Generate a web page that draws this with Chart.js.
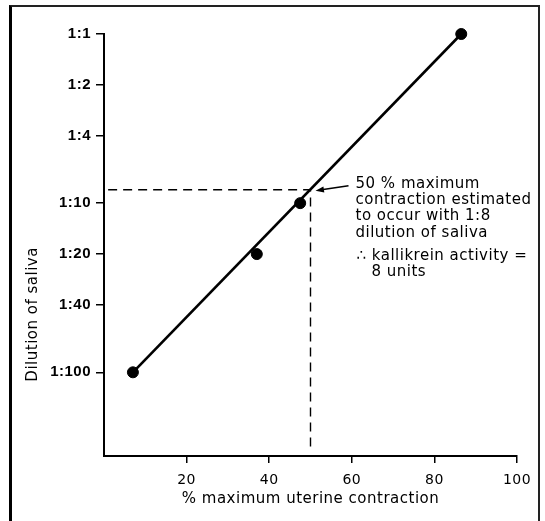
<!DOCTYPE html>
<html>
<head>
<meta charset="utf-8">
<script src="https://cdn.jsdelivr.net/npm/chart.js@4"></script>
<style>
  body { margin: 0; background: #fff; }
  #wrap { position: relative; width: 545px; height: 521px; overflow: hidden; background: #fff; }
  #frame { position: absolute; left: 9px; top: 5px; width: 526px; height: 540px;
           border-left: 3px solid #000; border-top: 2px solid #222; border-right: 2px solid #222; }
  canvas { position: absolute; left: 0; top: 0; }
</style>
</head>
<body>
<div id="wrap">
  <div id="frame"></div>
  <canvas id="myChart" width="545" height="521"></canvas>
</div>
<script>
// measured points: % max uterine contraction vs dilution (as fraction 1/n)
var contraction = [7, 37, 47.5, 86.5];
var dilution = [0.01, 0.05, 0.1, 1];
// fitted straight line
var fitX = [7, 86.5];
var fitY = [0.01, 1];
// 50% read-off
var halfX = [1, 50, 50];
var halfY = [0.12, 0.12, 0.0034];
var xTicks = [20, 40, 60, 80, 100];
var yTicks = [1, 0.5, 0.25, 0.1, 0.05, 0.025, 0.01];
var note1 = ["50 % maximum", "contraction estimated", "to occur with 1:8", "dilution of saliva"];
var note2 = ["\u2234 kallikrein activity =", "8 units"];

function pts(xs, ys) {
    return xs.map(function (x, i) { return { x: x, y: ys[i] }; });
}

var notes = {
    id: 'notes',
    beforeDraw: function (chart) {
        chart.ctx.letterSpacing = '0.5px';
    },
    afterDraw: function (chart) {
        var ctx = chart.ctx;
        var xs = chart.scales.x, ys = chart.scales.y;
        ctx.save();
        ctx.fillStyle = '#000';
        ctx.strokeStyle = '#000';
        ctx.letterSpacing = '0.5px';
        ctx.font = '15px "DejaVu Sans"';

        // y axis title (sits low on the axis in the original)
        ctx.save();
        ctx.translate(33, ys.getPixelForValue(0.022));
        ctx.rotate(-Math.PI / 2);
        ctx.textAlign = 'center';
        ctx.textBaseline = 'middle';
        ctx.fillText('Dilution of saliva', 0, 0);
        ctx.restore();

        // note text beside the read-off point
        var px = xs.getPixelForValue(halfX[1]);
        var py = ys.getPixelForValue(halfY[1]);
        ctx.textAlign = 'left';
        ctx.textBaseline = 'middle';
        note1.forEach(function (t, i) {
            ctx.fillText(t, px + 45, py - 6 + i * 16.3);
        });
        ctx.fillText(note2[0], px + 46, py + 66);
        ctx.fillText(note2[1], px + 61, py + 82);

        // arrow to the crossing
        var tipX = px + 5, tipY = py + 1;
        var tailX = px + 38, tailY = py - 4;
        ctx.lineWidth = 1.5;
        ctx.beginPath();
        ctx.moveTo(tailX, tailY);
        ctx.lineTo(tipX + 6, tipY - 1);
        ctx.stroke();
        var a = Math.atan2(tipY - tailY, tipX - tailX);
        ctx.beginPath();
        ctx.moveTo(tipX, tipY);
        ctx.lineTo(tipX - 9 * Math.cos(a - 0.35), tipY - 9 * Math.sin(a - 0.35));
        ctx.lineTo(tipX - 9 * Math.cos(a + 0.35), tipY - 9 * Math.sin(a + 0.35));
        ctx.closePath();
        ctx.fill();
        ctx.restore();
    }
};

new Chart("myChart", {
    type: "scatter",
    data: {
        datasets: [{
            data: pts(contraction, dilution),
            backgroundColor: "#000",
            borderColor: "#000",
            pointRadius: 5.5,
            pointHoverRadius: 5.5,
            clip: false
        }, {
            data: pts(fitX, fitY),
            showLine: true,
            borderColor: "#000",
            borderWidth: 2.6,
            pointRadius: 0,
            clip: false
        }, {
            data: pts(halfX, halfY),
            showLine: true,
            borderColor: "#000",
            borderWidth: 1.4,
            borderDash: [9, 6],
            pointRadius: 0
        }]
    },
    options: {
        responsive: false,
        animation: false,
        events: [],
        layout: { padding: { left: 0, top: 34, right: 28, bottom: 13 } },
        plugins: {
            legend: { display: false },
            tooltip: { enabled: false }
        },
        scales: {
            x: {
                type: "linear",
                min: 0,
                max: 100,
                afterBuildTicks: function (scale) {
                    scale.ticks = xTicks.map(function (v) { return { value: v }; });
                },
                afterFit: function (scale) { scale.height = 52; },
                border: { display: true, color: "#000", width: 2 },
                grid: { display: true, drawOnChartArea: false, drawTicks: true, tickLength: 7, color: "#000", lineWidth: 1.5 },
                ticks: {
                    color: "#000",
                    padding: 9,
                    maxRotation: 0,
                    font: { family: "DejaVu Sans", size: 14 }
                },
                title: {
                    display: true,
                    text: "% maximum uterine contraction",
                    color: "#000",
                    padding: 0,
                    font: { family: "DejaVu Sans", size: 15 }
                }
            },
            y: {
                type: "logarithmic",
                min: 0.0032,
                max: 1,
                afterBuildTicks: function (scale) {
                    scale.ticks = yTicks.map(function (v) { return { value: v }; });
                },
                afterFit: function (scale) { scale.width = 104; },
                border: { display: true, color: "#000", width: 2 },
                grid: { display: true, drawOnChartArea: false, drawTicks: true, tickLength: 8, color: "#000", lineWidth: 1.5 },
                ticks: {
                    color: "#000",
                    padding: 5,
                    autoSkip: false,
                    font: { family: "Liberation Sans", size: 15, weight: "bold" },
                    callback: function (v) { return "1:" + Math.round(1 / v); }
                }
            }
        }
    },
    plugins: [notes]
});
</script>
</body>
</html>
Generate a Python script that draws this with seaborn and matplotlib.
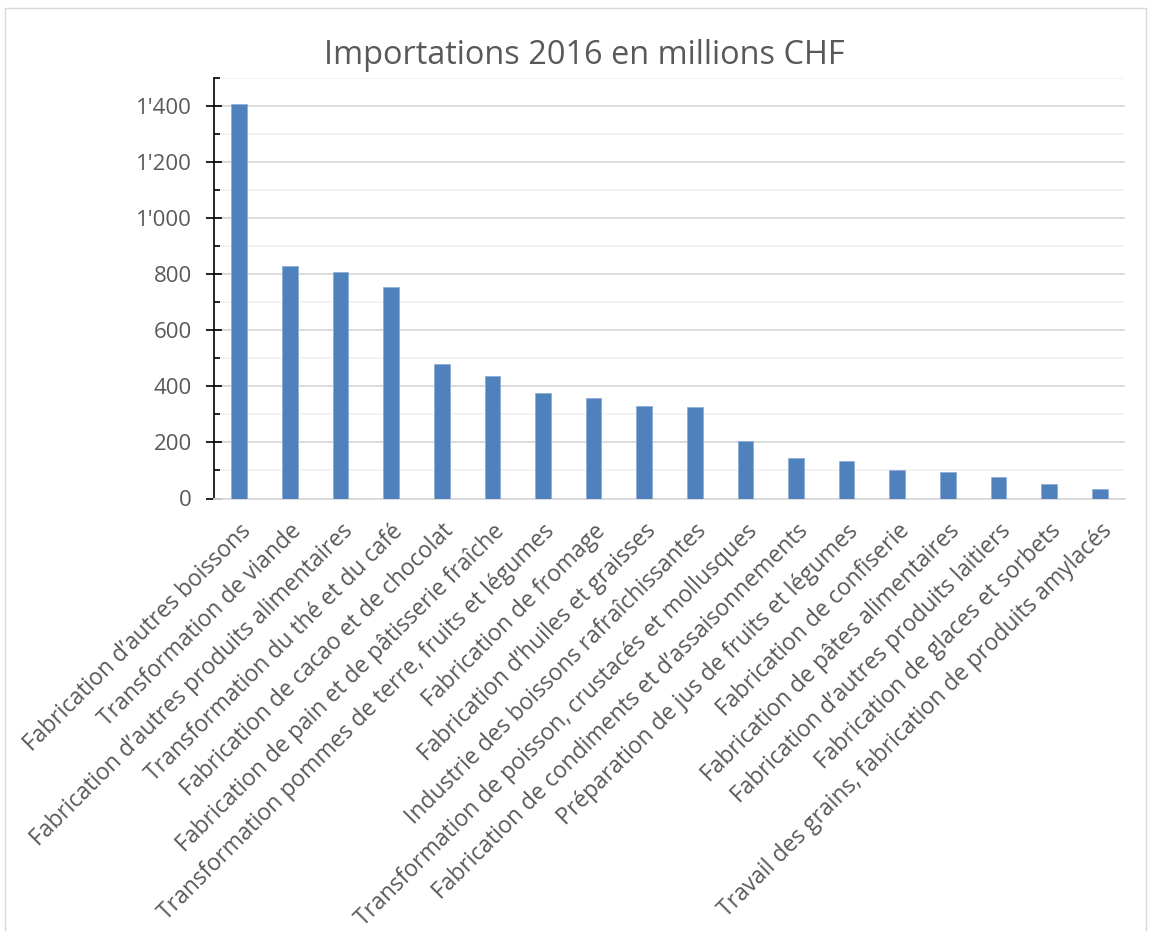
import matplotlib
matplotlib.use("Agg")
import matplotlib.pyplot as plt
import seaborn as sns
import pandas as pd
from matplotlib.ticker import MultipleLocator, FuncFormatter
from matplotlib.patches import Rectangle

categories = [
    "Fabrication d’autres boissons",
    "Transformation de viande",
    "Fabrication d’autres produits alimentaires",
    "Transformation du thé et du café",
    "Fabrication de cacao et de chocolat",
    "Fabrication de pain et de pâtisserie fraîche",
    "Transformation pommes de terre, fruits et légumes",
    "Fabrication de fromage",
    "Fabrication d’huiles et graisses",
    "Industrie des boissons rafraîchissantes",
    "Transformation de poisson, crustacés et mollusques",
    "Fabrication de condiments et d’assaisonnements",
    "Préparation de jus de fruits et légumes",
    "Fabrication de confiserie",
    "Fabrication de pâtes alimentaires",
    "Fabrication d’autres produits laitiers",
    "Fabrication de glaces et sorbets",
    "Travail des grains, fabrication de produits amylacés",
]
values = [1406, 828, 809, 755, 479, 437, 376, 358, 330, 326, 206, 144, 133, 100, 93, 77, 50, 34]
yticks = [0, 200, 400, 600, 800, 1000, 1200, 1400]

sns.set_theme(style="white")
plt.rcParams['font.family'] = ['Open Sans', 'DejaVu Sans']

df = pd.DataFrame({"cat": categories, "val": values})

fig = plt.figure(figsize=(11.51, 9.31), dpi=100)
ax = fig.add_axes([214/1151, 1 - 498.5/931, (1125-214)/1151, (498.5-78)/931])

sns.barplot(data=df, x="cat", y="val", color="#4F81BD", width=0.31,
            saturation=1, edgecolor="#8EADD6", linewidth=0.6, ax=ax, zorder=3)

ax.set_ylim(0, 1500)
ax.set_xlim(-0.5, len(categories) - 0.5)
ax.set_yticks(yticks)
ax.yaxis.set_minor_locator(MultipleLocator(100))
ax.yaxis.set_major_formatter(FuncFormatter(lambda v, p: f"{int(v):,}".replace(",", "'")))
ax.grid(axis="y", which="major", color="#d9d9d9", linewidth=1.3, zorder=0)
ax.grid(axis="y", which="minor", color="#f2f2f2", linewidth=1.3, zorder=0)
ax.set_axisbelow(True)

for s in ["top", "right"]:
    ax.spines[s].set_visible(False)
ax.spines["left"].set_color("black")
ax.spines["left"].set_linewidth(1.2)
ax.spines["bottom"].set_color("#d9d9d9")
ax.spines["bottom"].set_linewidth(1.3)

ax.tick_params(axis="y", which="major", direction="inout", length=11.5, width=1.2,
               color="black", labelsize=16, labelcolor="#595959", pad=10, left=True)
ax.tick_params(axis="y", which="minor", direction="in", length=4.5, width=1.2,
               color="black", left=True)
ax.tick_params(axis="x", length=0, labelsize=16.5, labelcolor="#595959", pad=15)

ax.set_xticks(range(len(categories)))
ax.set_xticklabels(categories, rotation=45, ha="right", va="top", rotation_mode="anchor")
ax.set_xlabel("")
ax.set_ylabel("")

fig.text(584/1151, 1 - 56/931, "Importations 2016 en millions CHF", ha="center", va="center",
         fontsize=23.4, color="#595959")

fig.patches.append(Rectangle((5/1151, -0.01), 1141/1151, 1 - 8/931 + 0.01,
                             transform=fig.transFigure, fill=False,
                             edgecolor="#d9d9d9", linewidth=1.0))

fig.savefig("out.png", dpi=100)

__________________________________________________

Up in the listing, locate the line with "Generate a Python"; print it and every line after it down to the line with "from matplotlib.patches import Rectangle", which is included too. Skip the pictures.

# Solved problem:
Generate a Python script that draws this with seaborn and matplotlib.
import matplotlib
matplotlib.use("Agg")
import matplotlib.pyplot as plt
import seaborn as sns
import pandas as pd
from matplotlib.ticker import MultipleLocator, FuncFormatter
from matplotlib.patches import Rectangle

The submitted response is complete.